• [SHORT PROBLEM]:
From the entries below, copy every line where the string "this" appears.

─── GIVEN ENTRIES ───

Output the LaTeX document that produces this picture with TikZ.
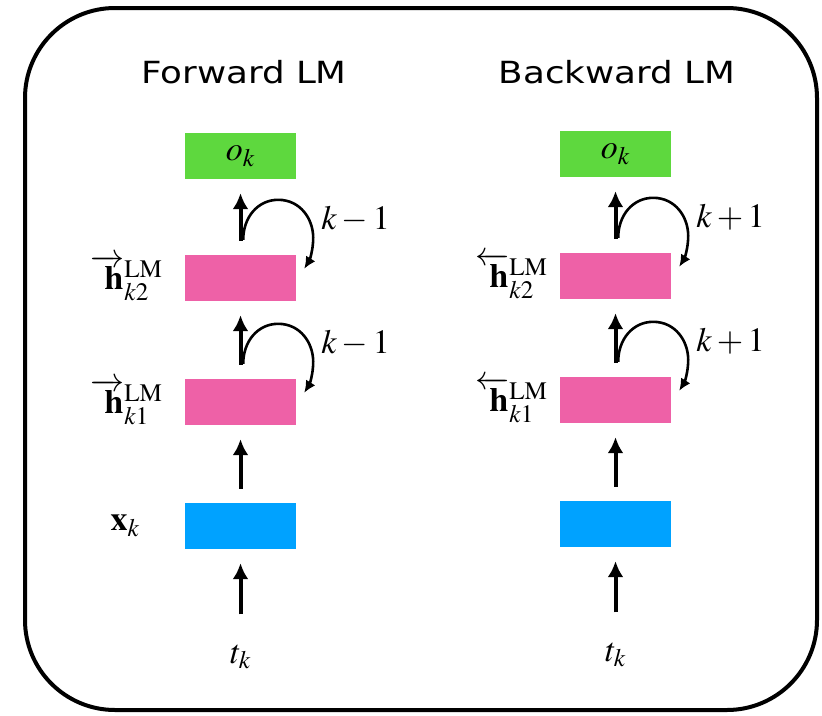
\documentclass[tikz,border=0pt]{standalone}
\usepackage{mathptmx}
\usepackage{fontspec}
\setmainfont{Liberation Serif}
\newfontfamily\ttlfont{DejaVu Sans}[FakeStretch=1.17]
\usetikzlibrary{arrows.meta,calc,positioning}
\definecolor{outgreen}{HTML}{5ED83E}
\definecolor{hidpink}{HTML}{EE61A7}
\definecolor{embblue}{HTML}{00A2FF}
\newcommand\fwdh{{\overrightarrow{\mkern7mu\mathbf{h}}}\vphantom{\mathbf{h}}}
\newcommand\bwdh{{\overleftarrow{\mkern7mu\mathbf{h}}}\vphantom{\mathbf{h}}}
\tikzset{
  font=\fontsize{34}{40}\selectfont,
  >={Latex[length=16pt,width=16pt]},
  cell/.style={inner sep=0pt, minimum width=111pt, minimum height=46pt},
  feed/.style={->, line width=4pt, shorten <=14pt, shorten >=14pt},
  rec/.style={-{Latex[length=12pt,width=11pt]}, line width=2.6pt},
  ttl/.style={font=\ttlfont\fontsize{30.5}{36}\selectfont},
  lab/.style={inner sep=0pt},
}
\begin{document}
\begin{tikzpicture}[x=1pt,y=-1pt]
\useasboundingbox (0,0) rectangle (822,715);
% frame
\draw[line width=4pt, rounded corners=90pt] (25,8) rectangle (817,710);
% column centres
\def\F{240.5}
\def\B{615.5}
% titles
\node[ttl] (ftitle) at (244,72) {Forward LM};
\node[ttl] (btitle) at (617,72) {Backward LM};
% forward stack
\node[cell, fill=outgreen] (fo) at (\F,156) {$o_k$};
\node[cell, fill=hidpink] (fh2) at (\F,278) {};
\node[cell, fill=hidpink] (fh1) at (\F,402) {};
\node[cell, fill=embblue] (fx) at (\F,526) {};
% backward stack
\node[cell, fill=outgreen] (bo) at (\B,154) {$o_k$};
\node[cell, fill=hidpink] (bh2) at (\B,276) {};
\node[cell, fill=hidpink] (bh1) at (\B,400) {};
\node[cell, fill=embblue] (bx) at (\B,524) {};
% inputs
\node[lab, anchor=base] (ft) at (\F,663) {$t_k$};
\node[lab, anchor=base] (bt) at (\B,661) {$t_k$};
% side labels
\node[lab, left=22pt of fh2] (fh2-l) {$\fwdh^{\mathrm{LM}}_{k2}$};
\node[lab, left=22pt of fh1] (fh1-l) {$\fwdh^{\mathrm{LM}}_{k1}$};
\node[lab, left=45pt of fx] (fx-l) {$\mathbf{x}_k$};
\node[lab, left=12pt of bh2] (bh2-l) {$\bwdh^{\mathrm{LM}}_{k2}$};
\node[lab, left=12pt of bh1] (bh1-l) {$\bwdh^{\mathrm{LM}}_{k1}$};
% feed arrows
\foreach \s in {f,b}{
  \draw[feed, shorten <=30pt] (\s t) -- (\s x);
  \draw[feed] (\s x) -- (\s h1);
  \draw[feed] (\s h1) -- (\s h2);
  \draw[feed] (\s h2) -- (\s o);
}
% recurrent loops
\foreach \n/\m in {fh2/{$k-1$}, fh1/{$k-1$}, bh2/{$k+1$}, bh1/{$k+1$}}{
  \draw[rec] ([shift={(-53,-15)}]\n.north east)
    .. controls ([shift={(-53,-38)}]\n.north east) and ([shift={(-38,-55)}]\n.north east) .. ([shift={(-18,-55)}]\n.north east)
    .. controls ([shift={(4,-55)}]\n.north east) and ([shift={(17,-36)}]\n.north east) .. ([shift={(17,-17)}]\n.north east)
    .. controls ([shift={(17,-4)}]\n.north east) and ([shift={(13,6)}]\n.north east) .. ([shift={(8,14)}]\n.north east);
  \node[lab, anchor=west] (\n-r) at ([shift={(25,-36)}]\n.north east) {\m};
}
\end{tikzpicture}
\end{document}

───
─── GIVEN ENTRIES ───

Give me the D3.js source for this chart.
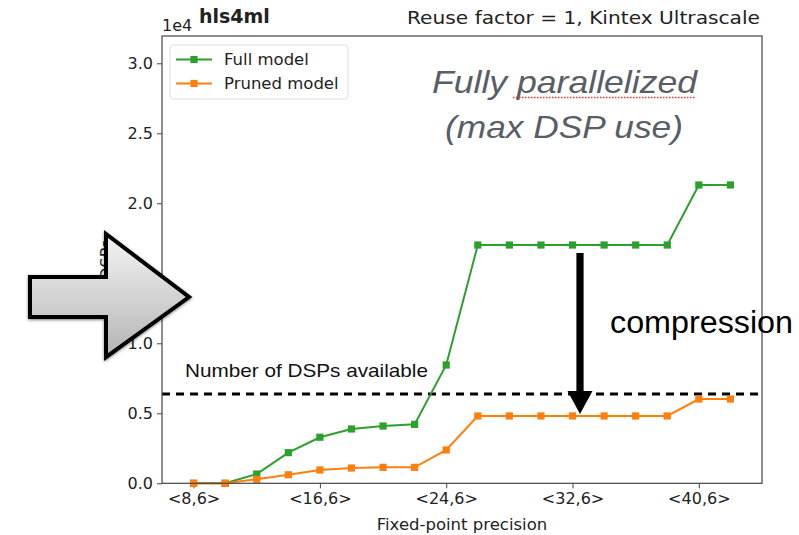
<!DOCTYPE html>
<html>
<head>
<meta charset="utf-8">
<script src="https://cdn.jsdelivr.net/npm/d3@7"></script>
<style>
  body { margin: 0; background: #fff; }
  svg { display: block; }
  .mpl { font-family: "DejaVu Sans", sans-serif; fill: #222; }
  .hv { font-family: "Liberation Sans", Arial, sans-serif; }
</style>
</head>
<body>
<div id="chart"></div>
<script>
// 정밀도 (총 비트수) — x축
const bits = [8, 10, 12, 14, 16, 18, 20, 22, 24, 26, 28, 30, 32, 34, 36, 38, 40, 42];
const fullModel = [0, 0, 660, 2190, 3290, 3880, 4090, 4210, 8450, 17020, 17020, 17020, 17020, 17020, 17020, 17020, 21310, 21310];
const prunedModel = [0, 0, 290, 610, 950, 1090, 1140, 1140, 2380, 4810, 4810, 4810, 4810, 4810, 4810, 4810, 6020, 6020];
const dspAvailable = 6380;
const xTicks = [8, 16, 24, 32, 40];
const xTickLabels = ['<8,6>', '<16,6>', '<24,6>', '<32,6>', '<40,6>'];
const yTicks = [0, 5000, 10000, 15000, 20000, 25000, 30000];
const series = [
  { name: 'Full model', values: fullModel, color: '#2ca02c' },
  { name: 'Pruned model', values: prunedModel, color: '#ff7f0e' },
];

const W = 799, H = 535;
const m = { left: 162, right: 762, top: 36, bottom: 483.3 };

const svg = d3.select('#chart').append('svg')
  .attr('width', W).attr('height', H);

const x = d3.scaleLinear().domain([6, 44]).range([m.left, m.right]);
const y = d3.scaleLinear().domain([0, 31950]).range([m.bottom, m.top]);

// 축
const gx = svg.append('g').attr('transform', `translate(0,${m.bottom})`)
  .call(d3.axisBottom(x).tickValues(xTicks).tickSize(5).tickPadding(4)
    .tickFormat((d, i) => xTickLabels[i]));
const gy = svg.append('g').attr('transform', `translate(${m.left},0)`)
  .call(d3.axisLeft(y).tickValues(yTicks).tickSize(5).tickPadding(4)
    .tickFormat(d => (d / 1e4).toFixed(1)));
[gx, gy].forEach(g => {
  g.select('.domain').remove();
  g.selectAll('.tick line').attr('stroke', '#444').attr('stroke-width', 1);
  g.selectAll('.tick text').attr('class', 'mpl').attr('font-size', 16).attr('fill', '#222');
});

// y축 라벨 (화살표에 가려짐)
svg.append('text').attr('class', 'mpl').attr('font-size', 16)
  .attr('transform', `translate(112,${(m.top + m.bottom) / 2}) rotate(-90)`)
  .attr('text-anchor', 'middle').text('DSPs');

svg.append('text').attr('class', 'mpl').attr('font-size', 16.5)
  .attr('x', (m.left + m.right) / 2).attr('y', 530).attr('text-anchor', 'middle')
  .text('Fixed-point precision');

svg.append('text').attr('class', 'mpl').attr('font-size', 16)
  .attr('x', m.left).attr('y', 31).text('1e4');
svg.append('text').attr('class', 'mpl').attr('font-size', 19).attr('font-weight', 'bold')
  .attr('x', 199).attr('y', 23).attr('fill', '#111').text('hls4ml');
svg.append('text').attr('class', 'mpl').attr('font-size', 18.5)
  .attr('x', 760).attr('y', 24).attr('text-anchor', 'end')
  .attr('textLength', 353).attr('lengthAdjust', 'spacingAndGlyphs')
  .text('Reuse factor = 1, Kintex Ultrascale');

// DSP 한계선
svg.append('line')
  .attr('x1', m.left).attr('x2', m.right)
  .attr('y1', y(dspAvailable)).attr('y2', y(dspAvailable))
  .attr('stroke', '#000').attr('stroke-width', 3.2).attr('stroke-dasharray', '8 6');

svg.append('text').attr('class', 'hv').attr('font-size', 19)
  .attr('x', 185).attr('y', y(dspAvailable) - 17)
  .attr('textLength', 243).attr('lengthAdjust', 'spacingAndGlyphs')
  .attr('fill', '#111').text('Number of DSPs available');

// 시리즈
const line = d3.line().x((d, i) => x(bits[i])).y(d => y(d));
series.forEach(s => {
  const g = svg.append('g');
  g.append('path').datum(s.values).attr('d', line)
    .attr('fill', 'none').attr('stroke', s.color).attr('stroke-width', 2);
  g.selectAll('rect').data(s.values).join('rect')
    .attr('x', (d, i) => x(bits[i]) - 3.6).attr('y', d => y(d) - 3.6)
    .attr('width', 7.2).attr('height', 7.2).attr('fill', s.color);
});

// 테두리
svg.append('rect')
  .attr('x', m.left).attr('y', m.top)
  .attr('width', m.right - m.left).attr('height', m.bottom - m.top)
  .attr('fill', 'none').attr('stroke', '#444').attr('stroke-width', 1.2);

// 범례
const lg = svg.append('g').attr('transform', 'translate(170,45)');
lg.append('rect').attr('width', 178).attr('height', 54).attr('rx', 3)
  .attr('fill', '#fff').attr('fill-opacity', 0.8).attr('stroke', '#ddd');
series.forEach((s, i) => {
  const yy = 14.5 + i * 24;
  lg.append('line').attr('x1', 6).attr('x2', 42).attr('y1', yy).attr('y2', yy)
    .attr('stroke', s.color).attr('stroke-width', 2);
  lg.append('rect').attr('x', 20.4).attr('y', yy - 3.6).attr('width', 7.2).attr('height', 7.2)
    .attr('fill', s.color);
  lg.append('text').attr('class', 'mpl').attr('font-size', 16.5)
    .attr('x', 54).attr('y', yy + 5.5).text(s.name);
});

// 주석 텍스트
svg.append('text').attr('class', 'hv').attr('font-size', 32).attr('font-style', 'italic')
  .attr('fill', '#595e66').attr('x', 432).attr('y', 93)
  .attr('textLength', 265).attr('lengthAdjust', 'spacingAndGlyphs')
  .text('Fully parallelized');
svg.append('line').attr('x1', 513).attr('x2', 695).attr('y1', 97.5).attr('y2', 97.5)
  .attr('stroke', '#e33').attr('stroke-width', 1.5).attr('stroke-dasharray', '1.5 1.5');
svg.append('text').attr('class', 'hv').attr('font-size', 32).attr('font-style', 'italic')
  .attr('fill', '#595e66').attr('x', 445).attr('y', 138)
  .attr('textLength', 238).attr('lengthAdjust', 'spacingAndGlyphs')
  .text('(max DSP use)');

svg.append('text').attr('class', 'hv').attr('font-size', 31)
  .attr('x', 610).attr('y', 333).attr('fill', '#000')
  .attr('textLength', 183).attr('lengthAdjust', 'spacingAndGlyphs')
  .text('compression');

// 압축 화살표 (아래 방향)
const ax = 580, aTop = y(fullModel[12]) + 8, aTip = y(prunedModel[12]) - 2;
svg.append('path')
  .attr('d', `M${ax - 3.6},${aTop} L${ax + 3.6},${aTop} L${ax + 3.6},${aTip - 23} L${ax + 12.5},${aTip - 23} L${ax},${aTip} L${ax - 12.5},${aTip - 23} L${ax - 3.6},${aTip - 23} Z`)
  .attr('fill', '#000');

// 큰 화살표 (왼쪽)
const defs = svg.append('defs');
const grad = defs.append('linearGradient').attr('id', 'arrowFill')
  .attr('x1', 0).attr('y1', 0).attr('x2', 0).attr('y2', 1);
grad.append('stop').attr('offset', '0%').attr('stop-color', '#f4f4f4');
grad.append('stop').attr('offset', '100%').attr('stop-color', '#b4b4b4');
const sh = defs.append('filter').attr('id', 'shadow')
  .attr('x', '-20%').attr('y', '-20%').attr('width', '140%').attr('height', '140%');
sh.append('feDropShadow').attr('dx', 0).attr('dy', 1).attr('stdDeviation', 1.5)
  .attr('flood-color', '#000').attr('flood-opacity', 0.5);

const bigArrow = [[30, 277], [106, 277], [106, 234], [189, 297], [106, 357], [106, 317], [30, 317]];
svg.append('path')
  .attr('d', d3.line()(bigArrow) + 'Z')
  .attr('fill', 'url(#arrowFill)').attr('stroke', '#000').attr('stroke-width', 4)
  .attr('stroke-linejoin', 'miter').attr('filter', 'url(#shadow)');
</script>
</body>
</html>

───
─── GIVEN ENTRIES ───

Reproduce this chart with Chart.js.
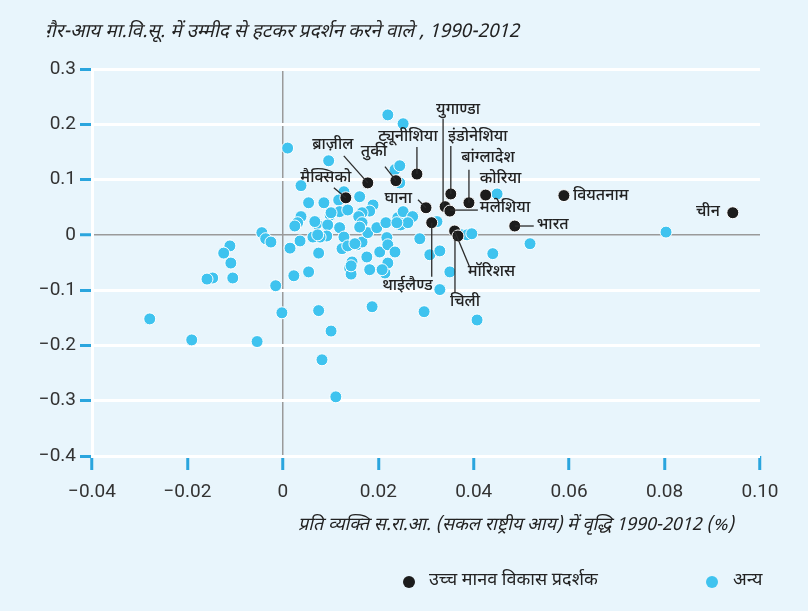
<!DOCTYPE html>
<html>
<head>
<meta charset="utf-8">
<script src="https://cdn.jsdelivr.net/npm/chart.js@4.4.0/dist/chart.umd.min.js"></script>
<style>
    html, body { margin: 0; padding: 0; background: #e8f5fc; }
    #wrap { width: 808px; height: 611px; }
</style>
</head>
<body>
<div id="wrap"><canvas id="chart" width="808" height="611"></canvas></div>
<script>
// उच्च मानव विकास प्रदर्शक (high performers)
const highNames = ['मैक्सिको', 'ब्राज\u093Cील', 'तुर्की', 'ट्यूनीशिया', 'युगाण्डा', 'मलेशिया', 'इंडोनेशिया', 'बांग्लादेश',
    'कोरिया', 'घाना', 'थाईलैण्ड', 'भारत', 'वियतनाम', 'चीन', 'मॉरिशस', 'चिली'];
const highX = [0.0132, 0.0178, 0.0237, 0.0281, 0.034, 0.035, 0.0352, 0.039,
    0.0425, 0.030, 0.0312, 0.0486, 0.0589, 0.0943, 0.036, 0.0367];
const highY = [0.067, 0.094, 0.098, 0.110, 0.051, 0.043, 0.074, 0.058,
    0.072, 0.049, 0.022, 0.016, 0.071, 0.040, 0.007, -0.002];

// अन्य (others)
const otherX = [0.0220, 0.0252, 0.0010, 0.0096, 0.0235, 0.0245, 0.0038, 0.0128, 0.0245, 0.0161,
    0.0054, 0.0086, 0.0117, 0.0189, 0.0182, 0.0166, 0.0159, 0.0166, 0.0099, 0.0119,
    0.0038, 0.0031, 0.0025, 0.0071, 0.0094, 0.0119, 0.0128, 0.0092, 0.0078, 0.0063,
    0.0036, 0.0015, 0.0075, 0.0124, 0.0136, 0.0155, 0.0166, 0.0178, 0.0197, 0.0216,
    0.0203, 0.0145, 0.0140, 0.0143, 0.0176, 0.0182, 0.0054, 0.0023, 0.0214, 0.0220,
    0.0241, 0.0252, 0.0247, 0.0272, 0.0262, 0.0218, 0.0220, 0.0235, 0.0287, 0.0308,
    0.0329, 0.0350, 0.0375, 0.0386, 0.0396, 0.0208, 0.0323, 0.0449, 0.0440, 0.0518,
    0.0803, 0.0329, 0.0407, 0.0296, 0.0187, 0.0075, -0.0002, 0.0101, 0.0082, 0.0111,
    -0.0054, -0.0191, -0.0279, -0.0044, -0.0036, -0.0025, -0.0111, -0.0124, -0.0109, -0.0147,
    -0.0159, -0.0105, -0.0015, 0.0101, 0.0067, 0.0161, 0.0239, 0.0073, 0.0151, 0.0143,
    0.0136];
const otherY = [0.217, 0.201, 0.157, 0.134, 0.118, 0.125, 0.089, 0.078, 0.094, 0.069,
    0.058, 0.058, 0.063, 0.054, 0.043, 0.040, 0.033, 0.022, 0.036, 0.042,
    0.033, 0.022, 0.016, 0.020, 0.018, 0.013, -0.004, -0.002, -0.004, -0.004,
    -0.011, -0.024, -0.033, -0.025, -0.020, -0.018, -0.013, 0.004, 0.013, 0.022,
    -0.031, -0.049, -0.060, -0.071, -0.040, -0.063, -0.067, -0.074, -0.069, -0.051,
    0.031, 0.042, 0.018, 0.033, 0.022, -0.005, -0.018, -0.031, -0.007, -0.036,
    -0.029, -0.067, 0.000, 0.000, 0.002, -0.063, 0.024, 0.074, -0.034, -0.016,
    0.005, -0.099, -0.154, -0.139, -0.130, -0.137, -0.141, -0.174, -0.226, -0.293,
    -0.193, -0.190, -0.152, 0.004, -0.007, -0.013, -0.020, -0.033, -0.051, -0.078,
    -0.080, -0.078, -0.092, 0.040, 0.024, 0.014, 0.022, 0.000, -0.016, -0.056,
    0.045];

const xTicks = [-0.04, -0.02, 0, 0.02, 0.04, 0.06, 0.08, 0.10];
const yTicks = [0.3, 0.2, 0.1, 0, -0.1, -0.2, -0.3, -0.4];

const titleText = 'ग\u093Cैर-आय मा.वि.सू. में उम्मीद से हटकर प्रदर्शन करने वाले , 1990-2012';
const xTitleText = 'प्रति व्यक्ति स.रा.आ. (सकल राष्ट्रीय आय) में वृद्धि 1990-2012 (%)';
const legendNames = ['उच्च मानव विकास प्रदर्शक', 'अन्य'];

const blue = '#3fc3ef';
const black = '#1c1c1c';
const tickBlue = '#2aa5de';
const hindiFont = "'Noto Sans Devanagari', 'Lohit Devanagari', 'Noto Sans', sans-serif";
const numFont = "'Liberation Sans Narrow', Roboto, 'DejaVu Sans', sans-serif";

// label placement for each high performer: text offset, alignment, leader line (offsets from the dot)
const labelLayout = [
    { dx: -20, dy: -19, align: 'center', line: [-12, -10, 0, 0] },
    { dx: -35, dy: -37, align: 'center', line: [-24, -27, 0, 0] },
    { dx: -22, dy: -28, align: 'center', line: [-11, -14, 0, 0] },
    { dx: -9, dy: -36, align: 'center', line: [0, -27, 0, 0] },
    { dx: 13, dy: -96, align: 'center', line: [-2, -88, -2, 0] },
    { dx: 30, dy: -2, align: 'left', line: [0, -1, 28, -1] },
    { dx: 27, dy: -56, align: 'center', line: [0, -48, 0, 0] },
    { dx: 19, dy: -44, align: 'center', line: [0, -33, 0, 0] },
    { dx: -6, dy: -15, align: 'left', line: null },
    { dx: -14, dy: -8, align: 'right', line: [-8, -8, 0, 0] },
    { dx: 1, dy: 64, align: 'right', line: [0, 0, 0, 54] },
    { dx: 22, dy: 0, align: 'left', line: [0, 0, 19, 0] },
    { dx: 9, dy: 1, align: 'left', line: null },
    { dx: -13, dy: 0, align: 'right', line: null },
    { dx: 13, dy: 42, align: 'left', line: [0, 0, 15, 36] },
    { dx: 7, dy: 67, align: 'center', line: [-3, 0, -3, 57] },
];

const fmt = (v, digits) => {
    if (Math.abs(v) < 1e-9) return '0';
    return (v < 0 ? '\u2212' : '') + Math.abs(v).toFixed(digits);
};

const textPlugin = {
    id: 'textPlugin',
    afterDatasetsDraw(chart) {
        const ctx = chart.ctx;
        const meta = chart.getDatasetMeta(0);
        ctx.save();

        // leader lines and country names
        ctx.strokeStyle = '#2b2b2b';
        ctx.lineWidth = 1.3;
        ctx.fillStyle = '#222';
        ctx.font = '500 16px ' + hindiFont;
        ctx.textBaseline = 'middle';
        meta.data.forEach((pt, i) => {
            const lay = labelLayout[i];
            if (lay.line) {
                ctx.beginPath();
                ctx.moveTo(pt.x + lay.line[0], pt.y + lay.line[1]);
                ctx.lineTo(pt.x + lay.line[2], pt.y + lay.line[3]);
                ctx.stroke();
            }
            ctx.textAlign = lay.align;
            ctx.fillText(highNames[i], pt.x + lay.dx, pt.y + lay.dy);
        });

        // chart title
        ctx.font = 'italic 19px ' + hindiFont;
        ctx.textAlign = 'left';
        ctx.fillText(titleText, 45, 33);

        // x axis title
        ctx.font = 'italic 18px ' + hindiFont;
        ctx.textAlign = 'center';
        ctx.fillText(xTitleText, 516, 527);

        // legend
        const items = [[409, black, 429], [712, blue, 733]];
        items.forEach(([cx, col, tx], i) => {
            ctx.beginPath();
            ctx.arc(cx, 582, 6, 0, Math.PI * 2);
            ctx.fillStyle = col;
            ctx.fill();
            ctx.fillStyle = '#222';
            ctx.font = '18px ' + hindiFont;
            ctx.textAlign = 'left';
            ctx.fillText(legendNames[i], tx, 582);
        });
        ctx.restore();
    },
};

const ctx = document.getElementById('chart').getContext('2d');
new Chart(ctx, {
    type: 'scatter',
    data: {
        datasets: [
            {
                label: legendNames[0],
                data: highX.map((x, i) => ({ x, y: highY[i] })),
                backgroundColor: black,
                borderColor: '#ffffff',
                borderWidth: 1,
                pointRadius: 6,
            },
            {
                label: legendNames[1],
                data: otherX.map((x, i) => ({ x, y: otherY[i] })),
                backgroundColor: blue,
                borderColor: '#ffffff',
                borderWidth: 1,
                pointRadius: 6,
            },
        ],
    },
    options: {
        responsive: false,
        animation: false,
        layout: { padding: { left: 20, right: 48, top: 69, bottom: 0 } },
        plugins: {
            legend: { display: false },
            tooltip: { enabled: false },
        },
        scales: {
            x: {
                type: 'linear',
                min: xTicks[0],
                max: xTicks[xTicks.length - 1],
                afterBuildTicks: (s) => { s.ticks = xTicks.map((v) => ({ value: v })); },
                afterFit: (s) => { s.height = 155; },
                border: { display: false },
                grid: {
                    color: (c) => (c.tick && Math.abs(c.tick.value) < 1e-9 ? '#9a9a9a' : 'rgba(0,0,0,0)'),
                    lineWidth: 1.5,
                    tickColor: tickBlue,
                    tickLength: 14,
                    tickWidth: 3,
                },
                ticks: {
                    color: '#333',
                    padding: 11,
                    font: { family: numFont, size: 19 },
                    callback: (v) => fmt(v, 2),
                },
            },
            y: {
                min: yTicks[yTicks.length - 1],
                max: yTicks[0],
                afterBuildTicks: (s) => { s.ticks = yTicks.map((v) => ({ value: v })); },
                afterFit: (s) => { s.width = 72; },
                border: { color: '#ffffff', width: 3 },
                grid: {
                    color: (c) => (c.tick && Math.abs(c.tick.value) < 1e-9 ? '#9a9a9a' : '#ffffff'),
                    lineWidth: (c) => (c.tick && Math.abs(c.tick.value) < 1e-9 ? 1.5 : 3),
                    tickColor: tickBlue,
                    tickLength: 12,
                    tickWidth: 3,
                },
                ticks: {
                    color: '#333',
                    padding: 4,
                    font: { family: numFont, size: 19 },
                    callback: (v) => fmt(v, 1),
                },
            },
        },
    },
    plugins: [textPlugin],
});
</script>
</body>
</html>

───

• [FINAL RESULT]:
Output the LaTeX document that produces this picture with TikZ.
Give me the D3.js source for this chart.
Reproduce this chart with Chart.js.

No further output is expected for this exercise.